> Task objective:
It is required that the lines from the top of the listing through the line with "plt.rcParams['font.family'] = ['Noto" be reproduced exactly, excluding pictures.

> Available data:
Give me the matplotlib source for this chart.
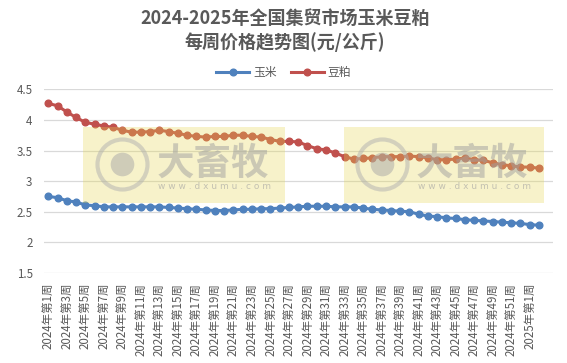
import numpy as np
import matplotlib.pyplot as plt
from matplotlib.patches import Rectangle

plt.rcParams['font.family'] = ['Noto Sans CJK SC', 'DejaVu Sans']

# DATA
weeks = ["2024年第%d周" % i for i in range(1, 53)] + ["2025年第1周", "2025年第2周"]
corn = [2.75, 2.73, 2.68, 2.66, 2.61, 2.60, 2.58, 2.58, 2.58, 2.58,
        2.58, 2.58, 2.58, 2.57, 2.56, 2.55, 2.54, 2.53, 2.52, 2.52,
        2.53, 2.54, 2.54, 2.55, 2.55, 2.56, 2.57, 2.58, 2.59, 2.59,
        2.59, 2.58, 2.58, 2.58, 2.56, 2.54, 2.53, 2.52, 2.51, 2.50,
        2.46, 2.43, 2.42, 2.40, 2.39, 2.37, 2.36, 2.35, 2.34, 2.33,
        2.32, 2.31, 2.29, 2.28]
soymeal = [4.27, 4.23, 4.13, 4.04, 3.96, 3.93, 3.90, 3.88, 3.83, 3.80,
           3.80, 3.81, 3.83, 3.81, 3.78, 3.75, 3.73, 3.72, 3.73, 3.73,
           3.75, 3.75, 3.73, 3.72, 3.68, 3.65, 3.65, 3.64, 3.58, 3.53,
           3.51, 3.46, 3.40, 3.36, 3.37, 3.38, 3.40, 3.40, 3.40, 3.41,
           3.40, 3.38, 3.35, 3.35, 3.36, 3.38, 3.35, 3.34, 3.30, 3.27,
           3.25, 3.23, 3.23, 3.21]
title = "2024-2025年全国集贸市场玉米豆粕\n每周价格趋势图(元/公斤)"

# PLOT
fig = plt.figure(figsize=(5.67, 3.63), dpi=100)
ax = fig.add_axes([0.077, 0.248, 0.898, 0.506])
x = np.arange(len(weeks))

ax.plot(x, corn, color='#4F81BD', lw=2.2, marker='o', ms=4.8, label='玉米', zorder=3)
ax.plot(x, soymeal, color='#C0504D', lw=2.2, marker='o', ms=4.8, label='豆粕', zorder=3)

ax.set_xlim(-0.5, 54.5)
ax.set_ylim(1.5, 4.5)
ax.set_yticks([1.5, 2, 2.5, 3, 3.5, 4, 4.5])
ax.set_yticklabels(['1.5', '2', '2.5', '3', '3.5', '4', '4.5'])
ax.set_xticks(x[::2])
ax.set_xticklabels(weeks[::2], rotation=90)
ax.tick_params(axis='both', length=0, labelsize=8.3, labelcolor='#595959')
ax.tick_params(axis='x', pad=7)
ax.tick_params(axis='y', pad=8)
ax.grid(axis='y', color='#d9d9d9', lw=0.9)
ax.set_axisbelow(True)
for s in ax.spines.values():
    s.set_visible(False)

# watermark boxes
for (x0, x1, cx, tx) in [(3.76, 25.6, 8.0, 11.7), (31.9, 53.5, 36.0, 39.7)]:
    ax.add_patch(Rectangle((x0, 2.64), x1 - x0, 1.24, facecolor='#E6D750',
                           alpha=0.3, edgecolor='none', zorder=4))
    ax.plot([cx], [3.28], marker='o', ms=36, mfc='none', mec='#b0b0b0',
            mew=3, alpha=0.5, zorder=5)
    ax.plot([cx], [3.28], marker='o', ms=17, mfc='#a8a8a8', mec='none',
            alpha=0.5, zorder=5)
    ax.text(tx, 3.30, '大畜牧', fontsize=27, fontweight='bold', color='#a0a0a0',
            alpha=0.5, va='center', ha='left', zorder=5)
    ax.text(tx + 0.2, 2.92, 'w w w . d x u m u . c o m', fontsize=6.5,
            color='#a0a0a0', alpha=0.6, va='center', ha='left', zorder=5,
            family=['DejaVu Sans'])

fig.text(0.503, 0.975, title, ha='center', va='top', fontsize=13,
         fontweight='bold', color='#595959', linespacing=1.25)
fig.legend(loc='center', bbox_to_anchor=(0.5, 0.8), ncol=2, frameon=False,
           fontsize=8.5, labelcolor='#595959', handlelength=2.8,
           columnspacing=1.2, handletextpad=0.3)

fig.savefig('out.png', dpi=100)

> Reply:
Give me the matplotlib source for this chart.
import numpy as np
import matplotlib.pyplot as plt
from matplotlib.patches import Rectangle

plt.rcParams['font.family'] = ['Noto Sans CJK SC', 'DejaVu Sans']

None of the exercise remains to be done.